● Exercise requirements: Starting at the top of the listing, extract every line up to and including the one with "-0.002, -0.006, -0.010];". Pictures stay out of the copy.
============================================================
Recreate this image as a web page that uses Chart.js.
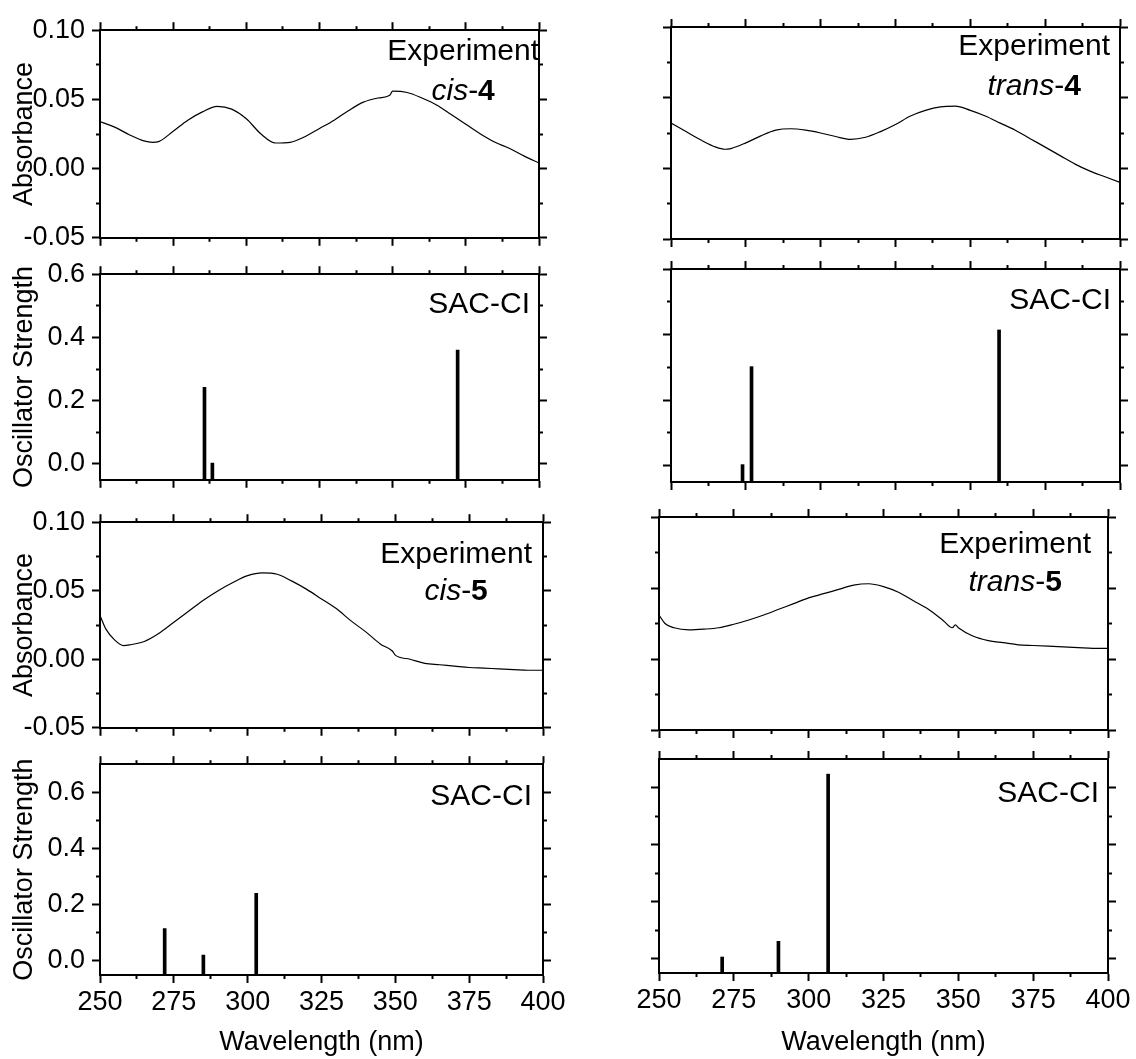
<!DOCTYPE html>
<html>
<head>
<meta charset="utf-8">
<script src="https://cdn.jsdelivr.net/npm/chart.js@4.4.1/dist/chart.umd.min.js"></script>
<style>
  html, body { margin: 0; padding: 0; background: #fff; }
  body { width: 1136px; height: 1059px; position: relative; overflow: hidden; }
  canvas { position: absolute; }
</style>
</head>
<body>
<script>
// tick positions
const wlMajor = [250, 275, 300, 325, 350, 375, 400];
const wlMinor = [262.5, 287.5, 312.5, 337.5, 362.5, 387.5];
const absMajor = [-0.05, 0, 0.05, 0.10];
const absMinor = [-0.025, 0.025, 0.075];
const oscMajor = [0, 0.2, 0.4, 0.6];
const oscMinor = [0.1, 0.3, 0.5];

const cis4Wl = [250, 255, 260, 265, 268, 270, 275, 280, 285, 290, 295, 300, 305, 310, 315, 320, 325, 330, 335, 340, 345, 349, 350, 355, 360, 365, 370, 375, 380, 385, 390, 395, 400];
const cis4Abs = [0.034, 0.030, 0.0245, 0.020, 0.019, 0.0195, 0.027, 0.035, 0.041, 0.045, 0.043, 0.036, 0.025, 0.0185, 0.019, 0.023, 0.029, 0.035, 0.042, 0.048, 0.051, 0.053, 0.056, 0.055, 0.051, 0.046, 0.039, 0.032, 0.025, 0.019, 0.0145, 0.009, 0.004];

const trans4Wl = [250, 255, 260, 265, 268, 270, 275, 280, 285, 290, 295, 300, 305, 310, 315, 320, 325, 330, 335, 340, 345, 350, 355, 360, 365, 370, 375, 380, 385, 390, 395, 400];
const trans4Abs = [0.032, 0.026, 0.020, 0.015, 0.0135, 0.014, 0.018, 0.023, 0.027, 0.028, 0.027, 0.025, 0.0225, 0.0205, 0.022, 0.026, 0.031, 0.037, 0.041, 0.0435, 0.044, 0.041, 0.037, 0.032, 0.027, 0.021, 0.015, 0.009, 0.003, -0.002, -0.006, -0.010];

const cis5Wl = [250, 252, 255, 258, 260, 265, 270, 275, 280, 285, 290, 295, 300, 305, 310, 315, 320, 325, 330, 335, 340, 345, 349, 350, 355, 360, 365, 370, 375, 380, 385, 390, 395, 400];
const cis5Abs = [0.032, 0.022, 0.014, 0.010, 0.0105, 0.013, 0.019, 0.027, 0.035, 0.043, 0.050, 0.056, 0.061, 0.063, 0.062, 0.057, 0.051, 0.044, 0.037, 0.028, 0.020, 0.011, 0.006, 0.003, 0.000, -0.003, -0.004, -0.005, -0.006, -0.0065, -0.007, -0.0075, -0.008, -0.008];

const trans5Wl = [250, 252, 255, 260, 265, 270, 275, 280, 285, 290, 295, 300, 305, 310, 315, 320, 325, 330, 335, 340, 345, 348, 349, 350, 355, 360, 365, 370, 375, 380, 385, 390, 395, 400];
const trans5Abs = [0.031, 0.025, 0.022, 0.0205, 0.021, 0.022, 0.0245, 0.0275, 0.031, 0.035, 0.039, 0.043, 0.046, 0.049, 0.052, 0.053, 0.051, 0.047, 0.041, 0.035, 0.027, 0.022, 0.024, 0.022, 0.016, 0.013, 0.0115, 0.010, 0.0095, 0.009, 0.0085, 0.008, 0.0075, 0.0075];

// SAC-CI transitions
const cis4SacWl = [285.7, 288.4, 372.2];
const cis4SacF = [0.242, 0.003, 0.360];
const trans4SacWl = [273.9, 276.9, 359.6];
const trans4SacF = [0.003, 0.302, 0.414];
const cis5SacWl = [271.9, 285.0, 302.9];
const cis5SacF = [0.115, 0.021, 0.241];
const trans5SacWl = [271.1, 289.9, 306.5];
const trans5SacF = [0.006, 0.061, 0.647];

const FONT = '"Liberation Sans", Arial, sans-serif';
Chart.defaults.font.family = FONT;
Chart.defaults.color = '#000';

const expNote = (name, num, dx, dy) => ({ dx, dy, lines: [[['Experiment', 'normal']], [[name, 'italic'], ['-', 'normal'], [num, 'bold']]] });
const sacNote = (dx, dy) => ({ dx, dy: [dy], lines: [[['SAC-CI', 'normal']]] });

const panels = [
  { box: [100, 27, 539, 241], left: true, bottom: false, kind: 'abs', wl: cis4Wl, val: cis4Abs, note: expNote('cis', '4', 0, [30, 70]) },
  { box: [671, 27, 1120, 239], left: false, bottom: false, kind: 'abs', wl: trans4Wl, val: trans4Abs, note: expNote('trans', '4', 10, [28, 68]) },
  { box: [100, 271, 539, 483], left: true, bottom: false, kind: 'osc', yMax: 0.6, wl: cis4SacWl, val: cis4SacF, note: sacNote(9, 39) },
  { box: [671, 269, 1120, 482], left: false, bottom: false, kind: 'osc', yMax: 0.6, wl: trans4SacWl, val: trans4SacF, note: sacNote(9, 40) },
  { box: [100, 519, 543, 731], left: true, bottom: false, kind: 'abs', wl: cis5Wl, val: cis5Abs, note: expNote('cis', '5', 11, [41, 78]) },
  { box: [659, 517, 1108, 730], left: false, bottom: false, kind: 'abs', wl: trans5Wl, val: trans5Abs, note: expNote('trans', '5', 17, [36, 74]) },
  { box: [100, 761, 543, 975], left: true, bottom: true, kind: 'osc', yMax: 0.7, wl: cis5SacWl, val: cis5SacF, note: sacNote(11, 41) },
  { box: [659, 759, 1108, 973], left: false, bottom: true, kind: 'osc', yMax: 0.7, wl: trans5SacWl, val: trans5SacF, note: sacNote(9, 43) }
];

function majorScale(pos, min, max, values, size, o) {
  const vertical = pos === 'left' || pos === 'right';
  return {
    type: 'linear', axis: vertical ? 'y' : 'x', position: pos, min, max, weight: 2,
    bounds: 'data', offset: false,
    afterBuildTicks: s => { s.ticks = values.map(v => ({ value: v })); },
    afterFit: s => { if (vertical) s.width = size; else s.height = size; },
    grid: { drawOnChartArea: false, tickLength: 8, tickWidth: 2, tickColor: '#000', color: '#000', offset: false },
    border: { display: true, color: '#000', width: 2 },
    ticks: {
      display: !!o.labels, autoSkip: false, maxRotation: 0,
      padding: vertical ? 7 : 3,
      font: { size: 27 }, color: '#000',
      callback: v => v.toFixed(o.digits || 0)
    },
    title: {
      display: !!o.title, text: o.title || '', color: '#000',
      font: { size: 27 },
      padding: vertical ? { top: 8, bottom: 0 } : { top: 0, bottom: 0 }
    }
  };
}

function minorScale(pos, min, max, values) {
  const vertical = pos === 'left' || pos === 'right';
  return {
    type: 'linear', axis: vertical ? 'y' : 'x', position: pos, min, max, weight: 1,
    bounds: 'data', offset: false,
    afterBuildTicks: s => { s.ticks = values.map(v => ({ value: v })); },
    afterFit: s => { if (vertical) s.width = 0; else s.height = 0; },
    grid: { drawOnChartArea: false, tickLength: 4, tickWidth: 2, tickColor: '#000', color: '#000', offset: false },
    border: { display: false },
    ticks: { display: false },
    title: { display: false }
  };
}

function drawNote(chart, note) {
  const ctx = chart.ctx, a = chart.chartArea;
  ctx.save();
  ctx.fillStyle = '#000';
  ctx.textBaseline = 'alphabetic';
  ctx.textAlign = 'left';
  let center = 0;
  note.lines.forEach((segs, i) => {
    const widths = segs.map(s => { ctx.font = s[1] + ' 30px ' + FONT; return ctx.measureText(s[0]).width; });
    const total = widths.reduce((t, w) => t + w, 0);
    let x;
    if (i === 0) { x = a.right - note.dx - total; center = x + total / 2; }
    else x = center - total / 2;
    segs.forEach((s, j) => {
      ctx.font = s[1] + ' 30px ' + FONT;
      ctx.fillText(s[0], x, a.top + note.dy[i]);
      x += widths[j];
    });
  });
  ctx.restore();
}

panels.forEach(p => {
  const [L, T, R, B] = p.box;
  const lp = p.left ? L : 40, rp = 40, tp = 20, bp = p.bottom ? 1059 - B : 20;
  const cv = document.createElement('canvas');
  cv.width = R - L + lp + rp;
  cv.height = B - T + tp + bp;
  cv.style.left = (L - lp) + 'px';
  cv.style.top = (T - tp) + 'px';
  document.body.appendChild(cv);

  const isAbs = p.kind === 'abs';
  const yMin = -0.05;
  const yMax = isAbs ? 0.10 : p.yMax;
  const yMaj = isAbs ? absMajor : oscMajor;
  const yMin2 = isAbs ? absMinor : oscMinor;

  const scales = {
    x: majorScale('bottom', 250, 400, wlMajor, bp, { labels: p.bottom, digits: 0, title: p.bottom ? 'Wavelength (nm)' : '' }),
    xMinor: minorScale('bottom', 250, 400, wlMinor),
    xTop: majorScale('top', 250, 400, wlMajor, tp, {}),
    xTopMinor: minorScale('top', 250, 400, wlMinor),
    y: majorScale('left', yMin, yMax, yMaj, lp, { labels: p.left, digits: isAbs ? 2 : 1, title: p.left ? (isAbs ? 'Absorbance' : 'Oscillator Strength') : '' }),
    yMinor: minorScale('left', yMin, yMax, yMin2),
    yRight: majorScale('right', yMin, yMax, yMaj, rp, {}),
    yRightMinor: minorScale('right', yMin, yMax, yMin2)
  };

  const dataset = isAbs ? {
    data: p.wl.map((x, i) => ({ x, y: p.val[i] })),
    borderColor: '#000', borderWidth: 1.2, pointRadius: 0,
    cubicInterpolationMode: 'monotone', fill: false,
    xAxisID: 'x', yAxisID: 'y'
  } : {
    data: p.wl.map((x, i) => ({ x, y: [yMin, p.val[i]] })),
    backgroundColor: '#000', borderWidth: 0, barThickness: 3, grouped: false,
    xAxisID: 'x', yAxisID: 'y'
  };

  new Chart(cv, {
    type: isAbs ? 'line' : 'bar',
    data: { datasets: [dataset] },
    options: {
      responsive: false, animation: false, devicePixelRatio: 1, events: [],
      layout: { padding: 0 },
      plugins: { legend: { display: false }, tooltip: { enabled: false } },
      scales
    },
    plugins: [{ id: 'note', afterDraw: chart => drawNote(chart, p.note) }]
  });
});
</script>
</body>
</html>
============================================================
● Solution to the problem:
Recreate this image as a web page that uses Chart.js.
<!DOCTYPE html>
<html>
<head>
<meta charset="utf-8">
<script src="https://cdn.jsdelivr.net/npm/chart.js@4.4.1/dist/chart.umd.min.js"></script>
<style>
  html, body { margin: 0; padding: 0; background: #fff; }
  body { width: 1136px; height: 1059px; position: relative; overflow: hidden; }
  canvas { position: absolute; }
</style>
</head>
<body>
<script>
// tick positions
const wlMajor = [250, 275, 300, 325, 350, 375, 400];
const wlMinor = [262.5, 287.5, 312.5, 337.5, 362.5, 387.5];
const absMajor = [-0.05, 0, 0.05, 0.10];
const absMinor = [-0.025, 0.025, 0.075];
const oscMajor = [0, 0.2, 0.4, 0.6];
const oscMinor = [0.1, 0.3, 0.5];

const cis4Wl = [250, 255, 260, 265, 268, 270, 275, 280, 285, 290, 295, 300, 305, 310, 315, 320, 325, 330, 335, 340, 345, 349, 350, 355, 360, 365, 370, 375, 380, 385, 390, 395, 400];
const cis4Abs = [0.034, 0.030, 0.0245, 0.020, 0.019, 0.0195, 0.027, 0.035, 0.041, 0.045, 0.043, 0.036, 0.025, 0.0185, 0.019, 0.023, 0.029, 0.035, 0.042, 0.048, 0.051, 0.053, 0.056, 0.055, 0.051, 0.046, 0.039, 0.032, 0.025, 0.019, 0.0145, 0.009, 0.004];

const trans4Wl = [250, 255, 260, 265, 268, 270, 275, 280, 285, 290, 295, 300, 305, 310, 315, 320, 325, 330, 335, 340, 345, 350, 355, 360, 365, 370, 375, 380, 385, 390, 395, 400];
const trans4Abs = [0.032, 0.026, 0.020, 0.015, 0.0135, 0.014, 0.018, 0.023, 0.027, 0.028, 0.027, 0.025, 0.0225, 0.0205, 0.022, 0.026, 0.031, 0.037, 0.041, 0.0435, 0.044, 0.041, 0.037, 0.032, 0.027, 0.021, 0.015, 0.009, 0.003, -0.002, -0.006, -0.010];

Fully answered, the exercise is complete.